We don’t do a lot of screen time in our house. For the first two years of his life, I don’t think our son really had any. Jayhawk basketball was the one exception. Watching basketball games has always been a family affair. In our condo, the basement was usually full for every game.
I recently heard commentary on VPR that actually addressed the positive outcomes of a family watching the same thing together, sports or show, anything that provides a, “Common point of reference.” The thought is that you are bonding and also able to address anything questionable your child may see. If everyone is always watching their own show on their own device, there is little sense of connection and community and you’re not there as a parent to censor or explain confusing situations or language. Some of the commercials during college basketball are beyond what we’d like our son to see, namely more violent movie commercials. We’re able to turn the TV off, quickly direct his attention elsewhere, or comment about how, “That didn’t seem like a nice thing to do” if we weren’t able to otherwise censor it in time.
I absolutely love the tradition of a big group gathering to watch a March Madness game.
We prepare delicious snacks, all of which are allergen-free and safe for my son, and just relax. For me, I think sports are a really nice break from reality. For the course of any game, you can just sit together and watch. I won’t say there’s no stress, because it’s not out of the question for someone to leave the room if the game isn’t going well, but it’s a different kind of stress.
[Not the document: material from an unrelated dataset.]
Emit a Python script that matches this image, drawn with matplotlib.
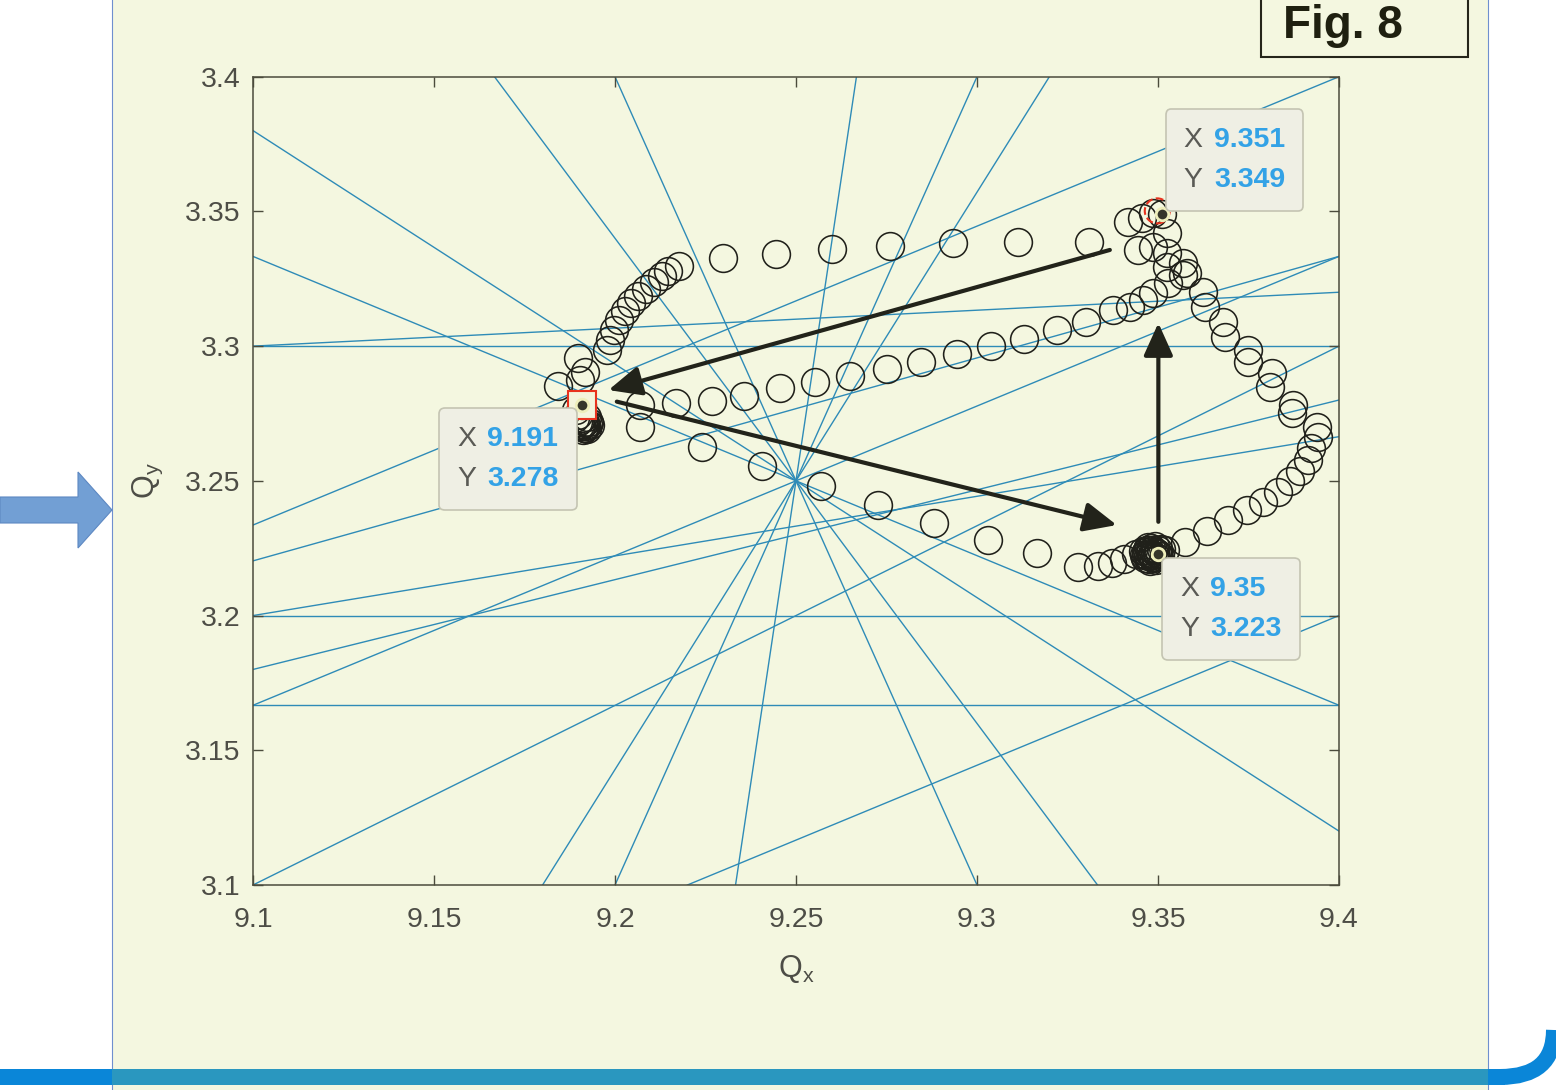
import matplotlib.pyplot as plt
from matplotlib.patches import Rectangle, Polygon, PathPatch
from matplotlib.path import Path
from matplotlib.lines import Line2D
from matplotlib.offsetbox import AnnotationBbox, TextArea, HPacker, VPacker

plt.rcParams['font.family'] = ['Liberation Sans', 'DejaVu Sans']
plt.rcParams['mathtext.fontset'] = 'custom'
plt.rcParams['mathtext.rm'] = 'Liberation Sans'

# resonance lines, each given by its two end points (Qx, Qy)
res_qx0 = [9.1667, 9.2, 9.2667, 9.3, 9.32,
           9.1, 9.1, 9.1, 9.1, 9.1,
           9.1, 9.1, 9.1, 9.1, 9.1, 9.1, 9.1, 9.22]
res_qy0 = [3.4, 3.4, 3.4, 3.4, 3.4,
           3.38, 3.3333, 3.3, 3.2, 3.1667,
           3.3, 3.2336, 3.2203, 3.2, 3.18, 3.1667, 3.1, 3.1]
res_qx1 = [9.3333, 9.3, 9.2333, 9.2, 9.18,
           9.4, 9.4, 9.4, 9.4, 9.4,
           9.4, 9.4, 9.4, 9.4, 9.4, 9.4, 9.4, 9.4]
res_qy1 = [3.1, 3.1, 3.1, 3.1, 3.1,
           3.12, 3.1667, 3.3, 3.2, 3.1667,
           3.32, 3.4, 3.3333, 3.2664, 3.28, 3.3333, 3.3, 3.2]

# measured tune points
qx = [9.1843, 9.1898, 9.1917, 9.1903, 9.1978, 9.1986, 9.1997, 9.2011, 9.2028,
      9.2044, 9.2064, 9.2086, 9.2108, 9.2130, 9.2146, 9.2177,
      9.2298, 9.2445, 9.2599, 9.2760, 9.2934, 9.3113, 9.3309,
      9.3417, 9.3456, 9.3486, 9.3445, 9.3486, 9.3525, 9.3525, 9.3525, 9.3569,
      9.3580, 9.3528, 9.3486, 9.3459, 9.351,
      9.2069, 9.2169, 9.2268, 9.2356, 9.2456, 9.2552, 9.2649, 9.2751, 9.2845,
      9.2945, 9.3039, 9.3130, 9.3221, 9.3301, 9.3376, 9.3423,
      9.2069, 9.2240, 9.2406, 9.2569, 9.2727, 9.2881, 9.3030, 9.3166, 9.3279,
      9.3334, 9.3373, 9.3406, 9.3439, 9.3467,
      9.3478, 9.3483, 9.3492, 9.3472, 9.3497, 9.3486, 9.350,
      9.3461, 9.3475, 9.3489, 9.3500, 9.3481, 9.3470, 9.3494,
      9.3459, 9.3464, 9.3478, 9.3494, 9.3506, 9.3508, 9.3492, 9.3472, 9.3483, 9.3467,
      9.3519, 9.3575, 9.3635, 9.3693, 9.3746, 9.3790, 9.3831, 9.3865, 9.3892,
      9.3914, 9.3923, 9.3942, 9.3939, 9.3870, 9.3873, 9.3809, 9.3815, 9.3749,
      9.3749, 9.3685, 9.3680, 9.3630, 9.3624, 9.3569,
      9.1903, 9.1909, 9.1917, 9.1898, 9.1912, 9.1892, 9.1923, 9.191,
      9.1903, 9.1917, 9.1898, 9.1925, 9.1912, 9.1890,
      9.1920, 9.1928, 9.1914, 9.1906, 9.1923, 9.1931]
qy = [3.2852, 3.2956, 3.2904, 3.2874, 3.2986, 3.3023, 3.3060, 3.3097, 3.3130,
      3.3160, 3.3186, 3.3212, 3.3238, 3.3260, 3.3279, 3.3297,
      3.3327, 3.3342, 3.3360, 3.3372, 3.3383, 3.3386, 3.3386,
      3.3461, 3.3476, 3.3494, 3.3357, 3.3368, 3.3420, 3.3346, 3.3293, 3.3308,
      3.3271, 3.3234, 3.3197, 3.3171, 3.349,
      3.2781, 3.2789, 3.2796, 3.2815, 3.2844, 3.2867, 3.2889, 3.2915, 3.2941,
      3.2971, 3.3001, 3.3026, 3.3060, 3.3090, 3.3134, 3.3145,
      3.2700, 3.2625, 3.2555, 3.2481, 3.2410, 3.2343, 3.2280, 3.2232, 3.2180,
      3.2184, 3.2195, 3.2210, 3.2228, 3.2236,
      3.2232, 3.2225, 3.2236, 3.2221, 3.2232, 3.2243, 3.223,
      3.2225, 3.2210, 3.2214, 3.2243, 3.2251, 3.2243, 3.2217,
      3.2240, 3.2214, 3.2203, 3.2206, 3.2221, 3.2247, 3.2258, 3.2254, 3.2217, 3.2225,
      3.2243, 3.2273, 3.2314, 3.2354, 3.2392, 3.2421, 3.2458, 3.2499, 3.2536,
      3.2577, 3.2622, 3.2663, 3.2700, 3.2752, 3.2781, 3.2848, 3.2900, 3.2941,
      3.2986, 3.3034, 3.3090, 3.3145, 3.3201, 3.3264,
      3.2726, 3.2733, 3.2718, 3.2744, 3.2711, 3.2763, 3.2737, 3.278,
      3.2707, 3.2696, 3.2718, 3.2711, 3.2689, 3.2733,
      3.2703, 3.2718, 3.2696, 3.2703, 3.2692, 3.2707]

# data tips
tip_qx = [9.351, 9.191, 9.35]
tip_qy = [3.349, 3.278, 3.223]

# arrows: (tail, head)
arrow_tail = [(9.3367, 3.3357), (9.2005, 3.2794), (9.3501, 3.2348)]
arrow_head = [(9.1982, 3.2837), (9.3386, 3.2336), (9.3501, 3.3086)]

xticks = [9.1, 9.15, 9.2, 9.25, 9.3, 9.35, 9.4]
yticks = [3.1, 3.15, 3.2, 3.25, 3.3, 3.35, 3.4]

W, H = 1556, 1090
fig = plt.figure(figsize=(W / 100, H / 100), dpi=100, facecolor='white')


def fx(px):
    return px / W


def fy(py):
    return 1 - py / H


cream = '#f4f7e0'
# slide panel
fig.patches.append(Rectangle((fx(112), 0), fx(1488) - fx(112), 1,
                             transform=fig.transFigure, fc=cream, ec='none', zorder=-5))
for xe in (112, 1488):
    fig.lines.append(Line2D([fx(xe), fx(xe)], [0, 1], transform=fig.transFigure,
                            color='#6f8fcf', lw=0.8, zorder=-4))

# bottom band with rounded corner at the right
fig.patches.append(Rectangle((0, fy(1085)), fx(1505), 16 / H, transform=fig.transFigure,
                             fc='#0a86d8', ec='none', zorder=-4))
fig.patches.append(Rectangle((fx(112), fy(1085)), fx(1488) - fx(112), 16 / H,
                             transform=fig.transFigure, fc='#2a97bf', ec='none', zorder=-3))
corner = Path([(fx(1500), fy(1077)), (fx(1554), fy(1077)), (fx(1554), fy(1030))],
              [Path.MOVETO, Path.CURVE3, Path.CURVE3])
fig.patches.append(PathPatch(corner, transform=fig.transFigure, fc='none',
                             ec='#0a86d8', lw=11.5, capstyle='butt', zorder=-4))

# pointer arrow on the left
fig.patches.append(Polygon([(fx(0), fy(497)), (fx(78), fy(497)), (fx(78), fy(472)),
                            (fx(112), fy(510)), (fx(78), fy(548)), (fx(78), fy(523)),
                            (fx(0), fy(523))], closed=True, transform=fig.transFigure,
                           fc='#729fd4', ec='#5d88c2', lw=0.8, zorder=-2))

# figure tag
fig.patches.append(Rectangle((fx(1261), fy(57)), fx(1468) - fx(1261), 70 / H,
                             transform=fig.transFigure, fc=cream, ec='#25251a',
                             lw=1.5, zorder=-2))
fig.text(fx(1283), fy(38), 'Fig. 8', fontsize=33, fontweight='bold',
         color='#1f2010', ha='left', va='baseline', zorder=-1)

ax = fig.add_axes([fx(253), fy(885), (1339 - 253) / W, (885 - 76.7) / H])
ax.set_facecolor(cream)
ax.set_zorder(2)

for x0, y0, x1, y1 in zip(res_qx0, res_qy0, res_qx1, res_qy1):
    ax.plot([x0, x1], [y0, y1], color='#2e8bb7', lw=1.0, zorder=1)

ax.plot(qx, qy, 'o', ms=20, mfc='none', mec='#20201a', mew=1.15, zorder=3)

# arrows showing the direction of the tune cycle
for tail, head in zip(arrow_tail, arrow_head):
    ax.annotate('', xy=head, xytext=tail,
                arrowprops=dict(arrowstyle='-|>,head_length=1.0,head_width=0.45',
                                mutation_scale=20, lw=3, color='#22231a',
                                shrinkA=0, shrinkB=0), zorder=4)

# selection markers of the data tips
ax.plot(tip_qx[1], tip_qy[1], 's', ms=19.5, mfc='#f4f4dc', mec='#e8321e', mew=1.5, zorder=5)
ax.scatter([tip_qx[0] - 0.0012], [tip_qy[0] + 0.0012], s=18 ** 2, marker='o',
           facecolors='none', edgecolors='#e8321e', linewidths=1.5, linestyles='--',
           zorder=5)
ax.plot(tip_qx, tip_qy, 'o', ms=9, mfc='#35352a', mec='#eeeebb', mew=2, ls='none', zorder=6)

lab_props = dict(color='#5a5a55', fontsize=20.5)
val_props = dict(color='#33a2e6', fontsize=20.5, fontweight='bold')
tip_offsets = [(3, 2), (-4, -2), (3, -3)]
tip_align = [(0, 0), (1, 1), (0, 1)]
for x, y, off, al in zip(tip_qx, tip_qy, tip_offsets, tip_align):
    rows = []
    for name, v in (('X', x), ('Y', y)):
        rows.append(HPacker(children=[TextArea(name, textprops=lab_props),
                                      TextArea(f'{v:.4g}', textprops=val_props)],
                            pad=0, sep=8, align='baseline'))
    box = VPacker(children=rows, pad=13, sep=10, align='left')
    ab = AnnotationBbox(box, (x, y), xybox=off, xycoords='data',
                        boxcoords='offset points', box_alignment=al, pad=0,
                        bboxprops=dict(boxstyle='round,pad=0,rounding_size=0.4',
                                       fc='#efefe4', ec='#c4c4b2', lw=1.2),
                        zorder=7)
    ax.add_artist(ab)

ax.set_xlim(9.1, 9.4)
ax.set_ylim(3.1, 3.4)
ax.set_xticks(xticks)
ax.set_yticks(yticks)
ax.set_xticklabels([f'{t:g}' for t in xticks])
ax.set_yticklabels([f'{t:g}' for t in yticks])
ax.tick_params(direction='in', top=True, right=True, length=7.5, width=1.0,
               color='#4b4b3c', labelcolor='#4d4d46', labelsize=20.5)
ax.tick_params(axis='x', pad=16)
ax.tick_params(axis='y', pad=9)
for sp in ax.spines.values():
    sp.set_color('#4b4b3c')
    sp.set_linewidth(1.1)

ax.set_xlabel(r'Q$_{\mathrm{x}}$', fontsize=22, color='#4d4d46', labelpad=14)
ax.set_ylabel(r'Q$_{\mathrm{y}}$', fontsize=22, color='#4d4d46', labelpad=14)

fig.savefig('out.png', dpi=100, facecolor='white')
I also try to stop doing everything else and literally just be there with my family. At two and a half, it’s rare my son makes it through a full game. We’ve crafted some impressive MagnaTile vehicles and train tracks while rooting on the Jayhawks. We’re all there, in the same room, not trying to do twelve other life tasks at the same time.
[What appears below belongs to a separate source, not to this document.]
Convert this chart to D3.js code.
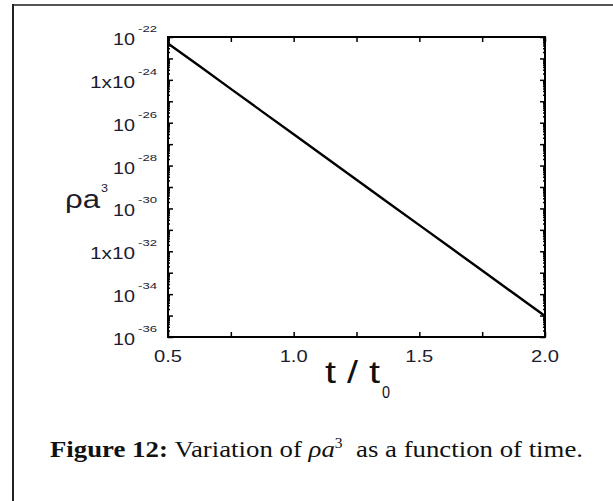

We also started some new traditions this year. For a few games, we decided not to have anyone over to watch with us.
At times, I felt guilty not hosting or inviting, but it was an incredible break for our family. It actually lead me to instill a, “Stay home and do nothing” rule for just the three of us on more weekends in general. Life is always go-go-go. Get up in the morning and rush to get out the door on time. Get home and race the clock to get dinner on the table. I’m trying to learn how to stop this race. Kansas games were one way we did that this year. The three of us cuddled up on the couch and watched until bedtime. For a few earlier games, we made a special dinner and ate in the living room. As a food allergy parent, witnessing my son eat a homemade (dairy free) pizza while watching a sporting event nearly brought tears to my eyes. I love when he is able to do something as simple and normal as a family pizza night in a safe way.
This year, it is apparent just how much my son loves our basketball game days as well.
How many toddlers do you know that pretend to be Kansas Jayhawk basketball players? We don’t play cops and robbers. We play “Svi” and “Devonte.” The game is typically an intricate basketball setup that involves an oversized pillow ball, “sock skating” on the wood floor, and a Pottery Barn anywhere chair as the hoop. We’ll line up the scouts soon! In any case, it’s a really fun, physical activity we do together just about every night.
Remember how I mentioned the Jayhawks improved my son’s speech? Well, one of the starters for Kansas was Ukrainian guard, Sviatoslav Mykhailiuk. If you need to know how to pronounce that name, just ask my toddler. At a recent doctor appointment, he went over the lineup with his pediatrician and let the doctor know he plans to be, “As tall as Azubuike” someday. The worrier in me sometimes wonders if we’ve gone too far. Then I always remember we in no way forced this. He learned the names thanks to the question stage where, “Who that is?” “What this is?” and “Why?” were on constant repeat.
All in all, March Madness and college basketball bring our family together.
It’s a tradition my husband and I each remember from our youth that has been a lot of fun to pass on to our son. It’s a chance to relax, escape everything, and apparently also improve speech and physical activity. That’s an all-around win in my playbook.